The first British Astronaut into space claims that aliens exist and they live among us!
Dr Helen Sharman went to space 28 years ago, and she clarifies that all sort of life forms are alive.
She also said that aliens are alive in the universe, and they can be living amongst humanity; it’s just that we cannot see them as they are so different from humanity.
Dr Sharman told the Observer Magazine, “Aliens exist, there’s no two ways about it.”
“There are so many billions of stars out there in the universe that there must be all sorts of forms of life.
“Will they be like you and me, made up of carbon and nitrogen? Maybe not. It’s possible they’re right here right now, and we can’t see them.”
In 1991, when Dr Sharman was driving from work, she heard a call for astronaut applicants on the radio, and eventually became the first Briton into space.
“Self-belief and a can-do attitude changed my life,” explained Dr Sharman. “I ticked all the boxes but thought they wouldn’t choose me so I wouldn’t bother. By the time I got home, I’d realised that if I didn’t apply, then they couldn’t choose me.”
Dr Sharman competed with over 13,000 others to earn a spot in Project Juno.
The project was partially designed to strengthen London-Moscow relations by sending a Briton to the Russian space station Mir.
The then 27-year-old Astronaut was transformed into a national hero following her eight-day mission.
However, Dr Sharman says that her achievement is sometimes forgotten.

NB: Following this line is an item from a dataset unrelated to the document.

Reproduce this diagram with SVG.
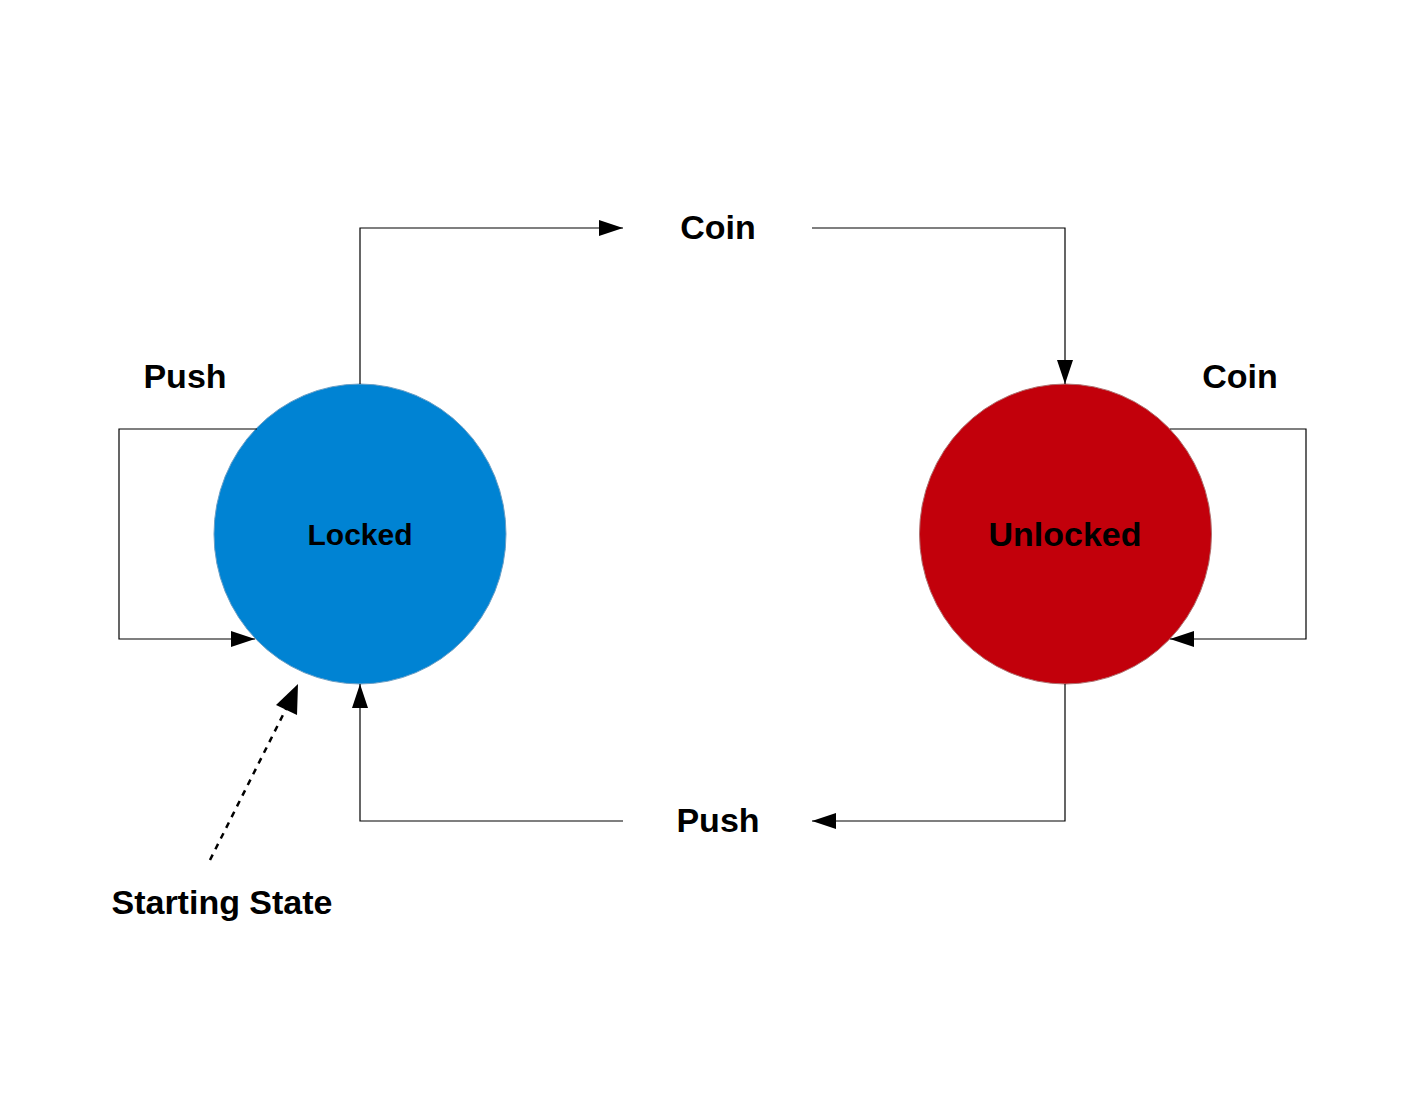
<svg xmlns="http://www.w3.org/2000/svg" width="1419" height="1097" viewBox="0 0 1419 1097">
<style>
text{font-family:"Liberation Sans",Arial,sans-serif;font-weight:bold;fill:#000}
.lbl{font-size:34px}
.edge{fill:none;stroke:#000;stroke-width:1.2}
.dot{fill:none;stroke:#000;stroke-width:2.5;stroke-dasharray:6,6}
</style>
<defs>
<marker id="ah" viewBox="0 0 24 16" refX="24" refY="8" markerWidth="24" markerHeight="16" markerUnits="userSpaceOnUse" orient="auto">
<path d="M0,0 L24,8 L0,16 Z" fill="#000"/>
</marker>
</defs>
<rect width="1419" height="1097" fill="#fff"/>
<g id="node-locked">
<ellipse cx="360" cy="534" rx="146" ry="150" fill="#0083d3" stroke="#6a9fc6" stroke-width="1"/>
<text x="360" y="545" font-size="30" text-anchor="middle">Locked</text>
</g>
<g id="node-unlocked">
<ellipse cx="1065.5" cy="534" rx="146" ry="150" fill="#c2000b" stroke="#b07070" stroke-width="1"/>
<text x="1065" y="546" font-size="34" text-anchor="middle">Unlocked</text>
</g>
<g id="connectors">
<path class="edge" d="M360,384 V228 H623" marker-end="url(#ah)"/>
<path class="edge" d="M812,228 H1065 V384" marker-end="url(#ah)"/>
<path class="edge" d="M257,429 H119 V639 H255" marker-end="url(#ah)"/>
<path class="edge" d="M1170,429 H1306 V639 H1170" marker-end="url(#ah)"/>
<path class="edge" d="M1065,684 V821 H812" marker-end="url(#ah)"/>
<path class="edge" d="M623,821 H360 V684" marker-end="url(#ah)"/>
<line class="dot" x1="210" y1="860" x2="289" y2="703"/>
<path d="M298,684 L297,715 L276,705 Z" fill="#000"/>
</g>
<g id="labels">
<text class="lbl" x="718" y="239" text-anchor="middle">Coin</text>
<text class="lbl" x="718" y="832" text-anchor="middle">Push</text>
<text class="lbl" x="185" y="388" text-anchor="middle">Push</text>
<text class="lbl" x="1240" y="388" text-anchor="middle">Coin</text>
<text class="lbl" x="222" y="914" text-anchor="middle">Starting State</text>
</g>
</svg>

The UK Space Agency released statements in 2013 which described Tim Peake as the UK’s first official Astronaut, seemingly forgetting Sharman’s trip into space.
.Peake travelled to the International Space Station in 2015.
Dr Sharman said: “When Tim Peake went into space, some people forgot about me.
“I’ve never defined myself by gender, and I continue not to do so. People often describe me as the first woman in space, but I was actually the first British person. It’s telling that we would otherwise assume it was a man.”
Dr Sharman said that throughout her life, she had been contending with the challenges often presented to females breaking the mould; however, she was never held down by challenges, and she has been concrete that her gender “wasn’t going to stop” her.
It has been 28 years since she had been to space, but she said that she won’t ever forget the view of Earth from the space station.
“There’s no greater beauty than looking at the Earth from up high. I’ll never forget the first time I saw it.
“After take-off, we left the atmosphere, and suddenly light streamed in through the window. We were over the Pacific Ocean. The gloriously deep blue seas took my breath away.”